A friend recently forwarded this to me. I cannot give the proper attribution since the original author wasn’t mentioned, but it certainly is worth sharing. Please enjoy it.
How is this For Nostalgia?
All the girls had ugly gym uniforms ,
It took 3 minutes for the TV to warm up,
Nobody owned a purebred dog,
When a quarter was a decent allowance,
You’d reach into a muddy gutter for a penny.
Your Mom wore nylons that came in 2 pieces.
You got your windshield cleaned, oil checked, and gas pumped, without asking,
all for free, every time. And you didn’t pay for air. And, you got trading stamps to boot,
Laundry detergent had free glasses, dishes or towels hidden inside the box,
It was considered a great privilege to be taken out to dinner at a real restaurant
with your parents,
They threatened to keep kids back a grade if they failed…and they did it!
When a 57 Chevy was everyone’s dream car…to cruise, peel out, lay rubber
or watch submarine races, and people went steady.
No one ever asked where the car keys were because they were always in the car,
in the ignition, and the doors were never locked,
Lying on your back in the grass with your friends and saying things like,
‘That cloud looks like a…’
Playing baseball with no adults to help kids with the rules of the game,
Stuff from the store came without safety caps and hermetic seals because
no one had yet tried to poison a perfect stranger,
And with all our progress, don’t you just wish, just once, you could slip back
in time and savor the slower pace, and share it with the children of today,
…as well as summers filled with bike rides, Hula Hoops, and visits to the
pool, and eating Kool-Aid powder with sugar.

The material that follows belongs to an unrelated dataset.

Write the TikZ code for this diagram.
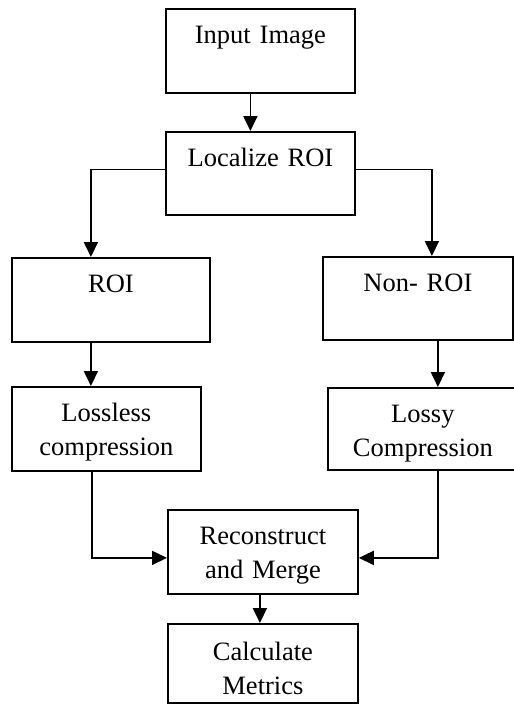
\documentclass[tikz,border=0pt]{standalone}
\usepackage{fontspec}
\setmainfont{Liberation Serif}
\usetikzlibrary{arrows.meta}

\begin{document}
\begin{tikzpicture}[x=1pt,y=-1pt,
	blockbox/.style={draw, line width=1.8pt, anchor=north west, inner sep=0pt, align=center,
		font=\fontsize{26.5}{34}\selectfont, text width=189pt, text height=35pt, text depth=49pt},
	flow/.style={line width=1.8pt, -{Triangle[length=15pt,width=14pt]}}]
\useasboundingbox (0,0) rectangle (514,707);
\node[blockbox] (input) at (165,8) {Input Image};
\node[blockbox, text depth=48pt] (localize) at (165,131) {Localize ROI};
\node[blockbox, text width=198pt] (roi) at (11,257) {ROI};
\node[blockbox, text width=190pt, text depth=48pt] (nonroi) at (322,256) {Non- ROI};
\node[blockbox] (lossless) at (11,386) {Lossless\\compression};
\node[blockbox, text width=190pt, text depth=47pt] (lossy) at (327,387) {Lossy\\Compression};
\node[blockbox, text width=190pt] (recon) at (167,509) {Reconstruct\\and Merge};
\node[blockbox, text width=190pt, text height=37pt, text depth=42pt] (calc) at (167,623) {Calculate\\Metrics};
\draw [flow] ([xshift=-10pt]input.south) -- ([xshift=-10pt]localize.north);
\draw [flow] ([yshift=4pt]localize.west) -| ([xshift=-20pt]roi.north);
\draw [flow] ([yshift=4pt]localize.east) -| ([xshift=14pt]nonroi.north);
\draw [flow] ([xshift=-20pt]roi.south) -- ([xshift=-20pt]roi.south |- lossless.north);
\draw [flow] ([xshift=20pt]nonroi.south) -- ([xshift=20pt]nonroi.south |- lossy.north);
\draw [flow] ([xshift=-14.5pt]lossless.south) |- ([yshift=-6pt]recon.west);
\draw [flow] ([xshift=15pt]lossy.south) |- ([yshift=-6pt]recon.east);
\draw [flow] ([xshift=-3pt]recon.south) -- ([xshift=-3pt]calc.north);
\end{tikzpicture}
\end{document}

Didn’t that feel good, just to go back and say, ‘Yeah, I remember that’?
I am sharing this with you today because it ended with a Double Dog Dare
to pass it on. To remember what a Double Dog Dare is, read on.
And remember that the perfect age is somewhere between old enough
to know better and too young to care.
Send this on to someone who can still remember Howdy Doody and
The Peanut Gallery, the Lone Ranger, The Shadow knows, Nellie Bell,
Roy and Dale, Trigger and Buttermilk.
How Many Of These Do You Remember?
Candy cigarettes
Wax Coke-shaped bottles with colored sugar water inside.
Soda pop machines that dispensed glass bottles.
Coffee shops with Table Side Jukeboxes.
Blackjack, Clove and Teaberry chewing gum.
Home milk delivery in glass bottles with cardboard stoppers.

Newsreels before the movie.
Telephone numbers with a word prefix…( Yukon 2-601). Party lines.
Peashooters.
Hi-Fi’s & 45 RPM records.
78 RPM records!
Green Stamps.
Mimeograph paper.
The Fort Apache Play Set.
Do You Remember a Time When:
Decisions were made by going ‘eeny-meeny-miney-moe,’
Mistakes were corrected by simply exclaiming, ‘Do Over!’
‘Race issue’ meant arguing about who ran the fastest,
Catching The Fireflies Could Happily Occupy An Entire Evening,
It wasn’t odd to have two or three ‘Best Friends,’
Having a Weapon in School meant being caught with a Slingshot,
Saturday morning cartoons weren’t 30-minute commercials for action figures,
‘Oly-oly-oxen-free’ made perfect sense ,
Spinning around, getting dizzy, and falling down was cause for giggles,
The Worst Embarrassment was being picked last for a team,
War was a card game,
Baseball cards in the spokes transformed any bike into a motorcycle,
Taking drugs meant orange-flavored chewable aspirin,
Water balloons were the ultimate weapon,
If you can remember most or all of these, Then You Have Lived!!!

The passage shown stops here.